- Extracted material

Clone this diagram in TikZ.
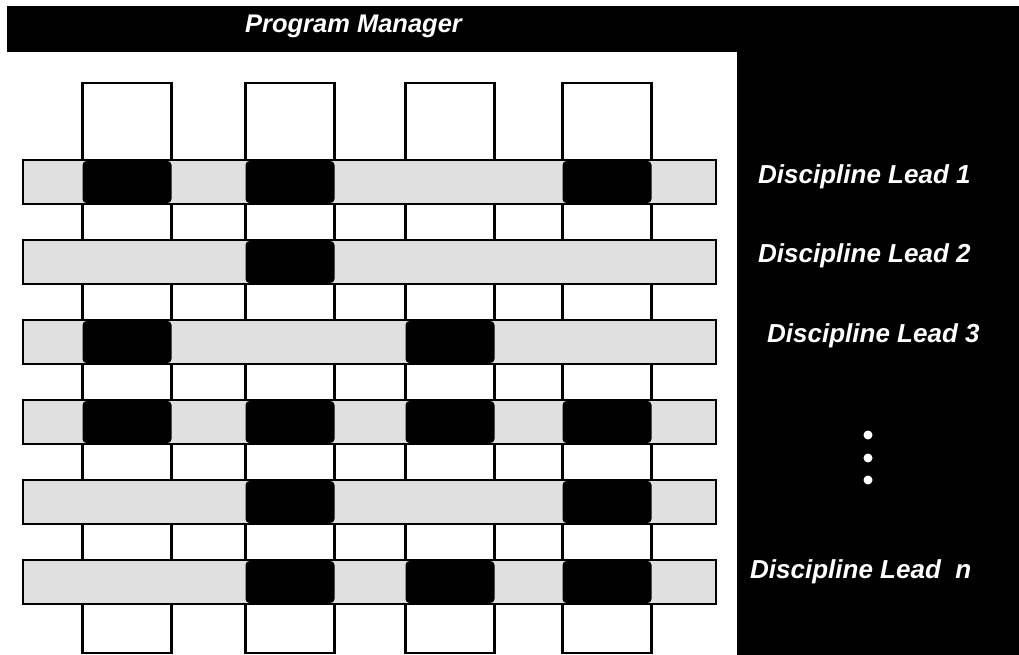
\documentclass[tikz,border=0pt]{standalone}
\usepackage{fontspec}
\setsansfont{Liberation Sans}
\usetikzlibrary{positioning}
\tikzset{
  colbox/.style={draw, line width=2.7pt, fill=white, minimum width=89pt, minimum height=570pt, inner sep=0pt},
  barbox/.style={draw, line width=2.7pt, fill=black!12, minimum width=693pt, minimum height=44pt, inner sep=0pt},
  cell/.style={fill=black, rounded corners=4pt, minimum width=89pt, minimum height=42pt, inner sep=0pt},
  lead/.style={text=white, font=\sffamily\bfseries\itshape\fontsize{26}{31}\selectfont, anchor=base west, inner sep=0pt},
  dot/.style={circle, fill=white, minimum size=9pt, inner sep=0pt},
}
\begin{document}
\begin{tikzpicture}[x=1pt, y=-1pt]
  \useasboundingbox (0,0) rectangle (1019,655);
  \fill[white] (0,0) rectangle (1019,655);
  % black frame: top bar and right panel
  \fill[black] (7,6) rectangle (1019,52);
  \fill[black] (737,52) rectangle (1019,655);
  \node[lead, anchor=base, font=\sffamily\bfseries\itshape\fontsize{25.5}{30}\selectfont] (pm) at (353.5,33) {Program Manager};
  % columns
  \foreach \x [count=\j] in {127,290,450,607} \node[colbox] (c\j) at (\x,368) {};
  % rows
  \foreach \i in {1,...,6} \node[barbox] (r\i) at (369.5,102+80*\i) {};
  % black cells
  \foreach \i/\j in {1/1,1/2,1/4,2/2,3/1,3/3,4/1,4/2,4/3,4/4,5/2,5/4,6/2,6/3,6/4}
    \node[cell] (k\i\j) at (c\j |- r\i) {};
  % discipline leads
  \node[lead] (l1) at (758,183) {Discipline Lead 1};
  \node[lead] (l2) at (758,262) {Discipline Lead 2};
  \node[lead] (l3) at (767,342) {Discipline Lead 3};
  \foreach \y [count=\k] in {435,458,480} \node[dot] (d\k) at (868,\y) {};
  \node[lead] (ln) at (750,578) {Discipline Lead~~n};
\end{tikzpicture}
\end{document}
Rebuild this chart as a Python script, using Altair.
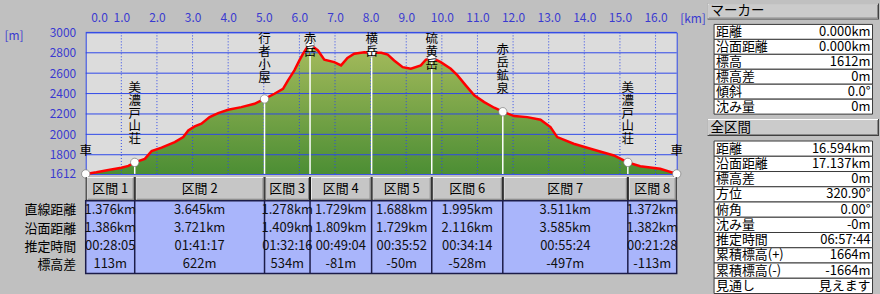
import altair as alt
import pandas as pd

FONT = "Noto Sans CJK JP"
AXIS_BLUE = "#3a3ad0"
GRID_BLUE = "#2f48e8"

# ---------------- elevation profile (distance km, elevation m) ----------------
profile_km = [0.0, 0.3, 0.64, 1.0, 1.2, 1.376, 1.66, 1.85, 2.13, 2.50, 2.74, 2.88, 3.06,
              3.25, 3.48, 3.72, 4.0, 4.37, 4.74, 5.021, 5.30, 5.54, 5.68, 5.86, 6.0,
              6.10, 6.19, 6.299, 6.52, 6.70, 6.98, 7.17, 7.35, 7.54, 7.82, 8.028, 8.30,
              8.48, 8.66, 8.90, 9.13, 9.41, 9.55, 9.716, 9.97, 10.25, 10.44, 10.67,
              10.91, 11.19, 11.47, 11.711, 12.03, 12.40, 12.77, 13.05, 13.24, 13.70,
              14.27, 14.83, 15.222, 15.57, 16.13, 16.594]
profile_m = [1612, 1628, 1650, 1672, 1690, 1725, 1760, 1835, 1869, 1924, 1973, 2038, 2078,
             2104, 2169, 2208, 2241, 2267, 2300, 2347, 2398, 2447, 2529, 2627, 2725,
             2790, 2839, 2881, 2823, 2732, 2708, 2676, 2750, 2790, 2806, 2800, 2800,
             2783, 2725, 2659, 2643, 2676, 2732, 2750, 2708, 2643, 2578, 2480,
             2382, 2316, 2261, 2222, 2179, 2169, 2143, 2071, 1973, 1908,
             1849, 1793, 1725, 1688, 1663, 1612]

# ---------------- waypoints ----------------
waypoint_names = ["車", "美濃戸山荘", "行者小屋", "赤岳", "横岳", "硫黄岳", "赤岳鉱泉", "美濃戸山荘", "車"]
waypoint_km = [0.0, 1.376, 5.021, 6.299, 8.028, 9.716, 11.711, 15.222, 16.594]
waypoint_m = [1612, 1725, 2347, 2881, 2800, 2750, 2222, 1725, 1612]

# ---------------- axes ----------------
tick_km = [0, 1, 2, 3, 4, 5, 6, 7, 8, 9, 10, 11, 12, 13, 14, 15, 16]
grid_km = [1, 2, 3, 4, 5, 6, 7, 8, 9, 10, 11, 12, 13, 14, 15, 16]
tick_m = [1612, 1800, 2000, 2200, 2400, 2600, 2800, 3000]
grid_m = [1800, 2000, 2200, 2400, 2600, 2800, 3000]

# ---------------- section table ----------------
section_names = ["区間 1", "区間 2", "区間 3", "区間 4", "区間 5", "区間 6", "区間 7", "区間 8"]
row_names = ["直線距離", "沿面距離", "推定時間", "標高差"]
straight_dist = ["1.376km", "3.645km", "1.278km", "1.729km", "1.688km", "1.995km", "3.511km", "1.372km"]
surface_dist = ["1.386km", "3.721km", "1.409km", "1.809km", "1.729km", "2.116km", "3.585km", "1.382km"]
est_time = ["00:28:05", "01:41:17", "01:32:16", "00:49:04", "00:35:52", "00:34:14", "00:55:24", "00:21:28"]
elev_diff = ["113m", "622m", "534m", "-81m", "-50m", "-528m", "-497m", "-113m"]

# ---------------- right panels ----------------
marker_labels = ["距離", "沿面距離", "標高", "標高差", "傾斜", "沈み量"]
marker_values = ["0.000km", "0.000km", "1612m", "0m", "0.0°", "0m"]
total_labels = ["距離", "沿面距離", "標高差", "方位", "俯角", "沈み量", "推定時間",
                "累積標高(+)", "累積標高(-)", "見通し"]
total_values = ["16.594km", "17.137km", "0m", "320.90°", "0.00°", "-0m", "06:57:44",
                "1664m", "-1664m", "見えます"]

# =====================================================================
PW, PH = 593, 142
xs = alt.Scale(domain=[0, 16.594], nice=False, zero=False)
ys = alt.Scale(domain=[1612, 3000], nice=False, zero=False)
s01 = alt.Scale(domain=[0, 1], nice=False, zero=False)

x_axis = alt.Axis(orient="top", values=tick_km, format=".1f", grid=False, ticks=False,
                  tickSize=0, domain=False, labelColor=AXIS_BLUE, labelFont=FONT,
                  labelFontSize=12, labelPadding=8, labelFlush=True, labelFlushOffset=-5,
                  title="[km]", titleX=596, titleY=-14, titleAlign="left",
                  titleBaseline="middle", titleAngle=0, titleColor=AXIS_BLUE,
                  titleFont=FONT, titleFontSize=12, titleFontWeight="normal")
y_axis = alt.Axis(values=tick_m, format="d", grid=False, ticks=False, tickSize=0, domain=False,
                  labelColor=AXIS_BLUE, labelFont=FONT, labelFontSize=12, labelPadding=10,
                  labelFlush=False, title="[m]", titleX=-82, titleY=3, titleAlign="left",
                  titleBaseline="middle", titleAngle=0, titleColor=AXIS_BLUE,
                  titleFont=FONT, titleFontSize=12, titleFontWeight="normal")


def X(f):
    return alt.X(f, scale=xs, axis=x_axis)


def Y(f):
    return alt.Y(f, scale=ys, axis=y_axis)


prof = pd.DataFrame({"km": profile_km, "m": profile_m})
wp = pd.DataFrame({"name": waypoint_names, "km": waypoint_km, "m": waypoint_m})
wp["label"] = ["\n".join(n) for n in waypoint_names]
wp["nchar"] = [len(n) for n in waypoint_names]

grad = alt.Gradient(gradient="linear",
                    stops=[alt.GradientStop(color="#a6bb5c", offset=0),
                           alt.GradientStop(color="#4c8e34", offset=1)],
                    x1=1, x2=1, y1=0, y2=1)

area = alt.Chart(prof).mark_area(color=grad).encode(x=X("km:Q"), y=Y("m:Q"), y2=alt.Y2Datum(1612))
hgrid = alt.Chart(pd.DataFrame({"m": grid_m})).mark_rule(color=GRID_BLUE, strokeWidth=1).encode(y=Y("m:Q"))
vgrid = alt.Chart(pd.DataFrame({"km": grid_km})).mark_rule(
    color=GRID_BLUE, strokeWidth=1, strokeDash=[1, 2]).encode(x=X("km:Q"))
poles = alt.Chart(wp).mark_rule(color="white", strokeWidth=1.5).encode(
    x=X("km:Q"), y=Y("m:Q"), y2=alt.Y2Datum(1612))
line = alt.Chart(prof).mark_line(color="#ff0000", strokeWidth=2.5).encode(x=X("km:Q"), y=Y("m:Q"))
pts = alt.Chart(wp).mark_circle(fill="white", stroke="#777777", strokeWidth=0.7, size=70,
                                opacity=1).encode(x=X("km:Q"), y=Y("m:Q"))
labels = alt.Chart(wp).transform_calculate(
    ytop="min(datum.m + (16 + datum.nchar * 13) / 0.1023, 2990)"
).mark_text(font=FONT, fontSize=12.5, lineHeight=13, lineBreak="\n", baseline="top",
            align="center", color="black").encode(x=X("km:Q"), y=Y("ytop:Q"), text="label:N")

profile = alt.layer(area, hgrid, vgrid, poles, line, pts, labels).properties(
    width=PW, height=PH,
    view=alt.ViewBackground(fill="#dcdcdc", stroke=GRID_BLUE, strokeWidth=1))

# ---------------- section header row ----------------
sec = pd.DataFrame({"name": section_names, "start": waypoint_km[:-1], "end": waypoint_km[1:]})
sec["mid"] = (sec["start"] + sec["end"]) / 2

hbase = alt.Chart(sec).encode(x=alt.X("start:Q", scale=xs, axis=None), x2="end:Q",
                              y=alt.YDatum(1, scale=s01, axis=None), y2=alt.Y2Datum(0))
hb_black = hbase.mark_rect(color="#141414")
hb_white = hbase.mark_rect(color="#f4f4f4", xOffset=1, x2Offset=-1, y2Offset=-1)
hb_shadow = hbase.mark_rect(color="#808080", xOffset=2, x2Offset=-1, yOffset=1, y2Offset=-1)
hb_face = hbase.mark_rect(color="#c6c6c6", xOffset=2, x2Offset=-2, yOffset=1, y2Offset=-2)
htext = alt.Chart(sec).mark_text(font=FONT, fontSize=13, color="black").encode(
    x=alt.X("mid:Q", scale=xs, axis=None), y=alt.YDatum(0.5, scale=s01, axis=None), text="name:N")
header = alt.layer(hb_black, hb_white, hb_shadow, hb_face, htext).properties(
    width=PW, height=24, view=alt.ViewBackground(stroke="transparent"))

# ---------------- section body ----------------
body_rows = []
for i in range(len(section_names)):
    for row, vals in zip(row_names, [straight_dist, surface_dist, est_time, elev_diff]):
        body_rows.append({"mid": sec["mid"][i], "row": row, "val": vals[i]})
body_df = pd.DataFrame(body_rows)

yrow = alt.Y("row:N", sort=row_names,
             scale=alt.Scale(domain=row_names, paddingInner=0, paddingOuter=0),
             axis=alt.Axis(title=None, ticks=False, domain=False, labelColor="black",
                           labelFont=FONT, labelFontSize=13, labelPadding=10))
btext = alt.Chart(body_df).mark_text(font=FONT, fontSize=13, color="#101010").encode(
    x=alt.X("mid:Q", scale=xs, axis=None), y=yrow, text="val:N")
bsep = alt.Chart(pd.DataFrame({"km": waypoint_km[1:-1]})).mark_rule(
    color="#1c1c48", strokeWidth=1.5).encode(x=alt.X("km:Q", scale=xs, axis=None))
body = alt.layer(bsep, btext).properties(
    width=PW, height=73,
    view=alt.ViewBackground(fill="#a9b5fb", stroke="#1c1c48", strokeWidth=1.5))


# ---------------- right panels ----------------
def panel_header(title, h):
    d = pd.DataFrame({"t": [title]})
    base = alt.Chart(d).encode(x=alt.XDatum(0, scale=s01, axis=None), x2=alt.X2Datum(1),
                               y=alt.YDatum(1, scale=s01, axis=None), y2=alt.Y2Datum(0))
    l1 = base.mark_rect(color="#404040")
    l2 = base.mark_rect(color="#ffffff", x2Offset=-1, y2Offset=-1)
    l3 = base.mark_rect(color="#8a8a8a", xOffset=1, yOffset=1, x2Offset=-1, y2Offset=-1)
    l4 = base.mark_rect(color="#cbcbcb", xOffset=1, yOffset=1, x2Offset=-2, y2Offset=-2)
    t = alt.Chart(d).mark_text(font=FONT, fontSize=13.5, color="black", align="left", dx=3).encode(
        x=alt.XDatum(0, scale=s01, axis=None), y=alt.YDatum(0.5, scale=s01, axis=None), text="t:N")
    return alt.layer(l1, l2, l3, l4, t).properties(
        width=172, height=h, view=alt.ViewBackground(stroke="transparent"))


def panel_table(labels_, values_, h):
    d = pd.DataFrame({"k": labels_, "v": values_})
    y = alt.Y("k:N", sort=labels_, scale=alt.Scale(domain=labels_, paddingInner=0, paddingOuter=0),
              axis=None)
    cells = alt.Chart(d).mark_rect(fill="white", stroke="#3a3a3a", strokeWidth=1).encode(y=y)
    kt = alt.Chart(d).mark_text(font=FONT, fontSize=13, color="black", align="left", dx=2).encode(
        x=alt.XDatum(0, scale=s01, axis=None), y=y, text="k:N")
    vt = alt.Chart(d).mark_text(font=FONT, fontSize=13, color="black", align="right", dx=-2).encode(
        x=alt.XDatum(1, scale=s01, axis=None), y=y, text="v:N")
    return alt.layer(cells, kt, vt).properties(
        width=159, height=h, view=alt.ViewBackground(stroke="transparent"))


right = alt.vconcat(panel_header("マーカー", 16), panel_table(marker_labels, marker_values, 90),
                    panel_header("全区間", 17), panel_table(total_labels, total_values, 153),
                    spacing=5, center=True, bounds="flush")

spacer = alt.Chart(pd.DataFrame({"a": [0]})).mark_text(text="").encode(
    x=alt.XDatum(0, scale=s01, axis=None)).properties(
    width=PW, height=24, view=alt.ViewBackground(stroke="transparent"))

table = alt.vconcat(header, body, spacing=0, bounds="flush")
main = alt.vconcat(profile, table, spacing=3, bounds="flush")
left = alt.vconcat(spacer, main, spacing=5, bounds="flush")

chart = alt.hconcat(left, right, spacing=0, bounds="full").properties(
    background="#c0c0c0", padding={"left": 3, "top": 2, "right": 0, "bottom": 0}
).configure(font=FONT).configure_view(stroke="transparent")

chart.save("out.html", embed_options={"renderer": "svg", "actions": False})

- Set task
Copy nothing but the lines above that run from the one with "Rebuild this chart" to the one with "2222, 1725, 1612]", ends included; pictures stay out.

- Result for this exercise
Rebuild this chart as a Python script, using Altair.
import altair as alt
import pandas as pd

FONT = "Noto Sans CJK JP"
AXIS_BLUE = "#3a3ad0"
GRID_BLUE = "#2f48e8"

# ---------------- elevation profile (distance km, elevation m) ----------------
profile_km = [0.0, 0.3, 0.64, 1.0, 1.2, 1.376, 1.66, 1.85, 2.13, 2.50, 2.74, 2.88, 3.06,
              3.25, 3.48, 3.72, 4.0, 4.37, 4.74, 5.021, 5.30, 5.54, 5.68, 5.86, 6.0,
              6.10, 6.19, 6.299, 6.52, 6.70, 6.98, 7.17, 7.35, 7.54, 7.82, 8.028, 8.30,
              8.48, 8.66, 8.90, 9.13, 9.41, 9.55, 9.716, 9.97, 10.25, 10.44, 10.67,
              10.91, 11.19, 11.47, 11.711, 12.03, 12.40, 12.77, 13.05, 13.24, 13.70,
              14.27, 14.83, 15.222, 15.57, 16.13, 16.594]
profile_m = [1612, 1628, 1650, 1672, 1690, 1725, 1760, 1835, 1869, 1924, 1973, 2038, 2078,
             2104, 2169, 2208, 2241, 2267, 2300, 2347, 2398, 2447, 2529, 2627, 2725,
             2790, 2839, 2881, 2823, 2732, 2708, 2676, 2750, 2790, 2806, 2800, 2800,
             2783, 2725, 2659, 2643, 2676, 2732, 2750, 2708, 2643, 2578, 2480,
             2382, 2316, 2261, 2222, 2179, 2169, 2143, 2071, 1973, 1908,
             1849, 1793, 1725, 1688, 1663, 1612]

# ---------------- waypoints ----------------
waypoint_names = ["車", "美濃戸山荘", "行者小屋", "赤岳", "横岳", "硫黄岳", "赤岳鉱泉", "美濃戸山荘", "車"]
waypoint_km = [0.0, 1.376, 5.021, 6.299, 8.028, 9.716, 11.711, 15.222, 16.594]
waypoint_m = [1612, 1725, 2347, 2881, 2800, 2750, 2222, 1725, 1612]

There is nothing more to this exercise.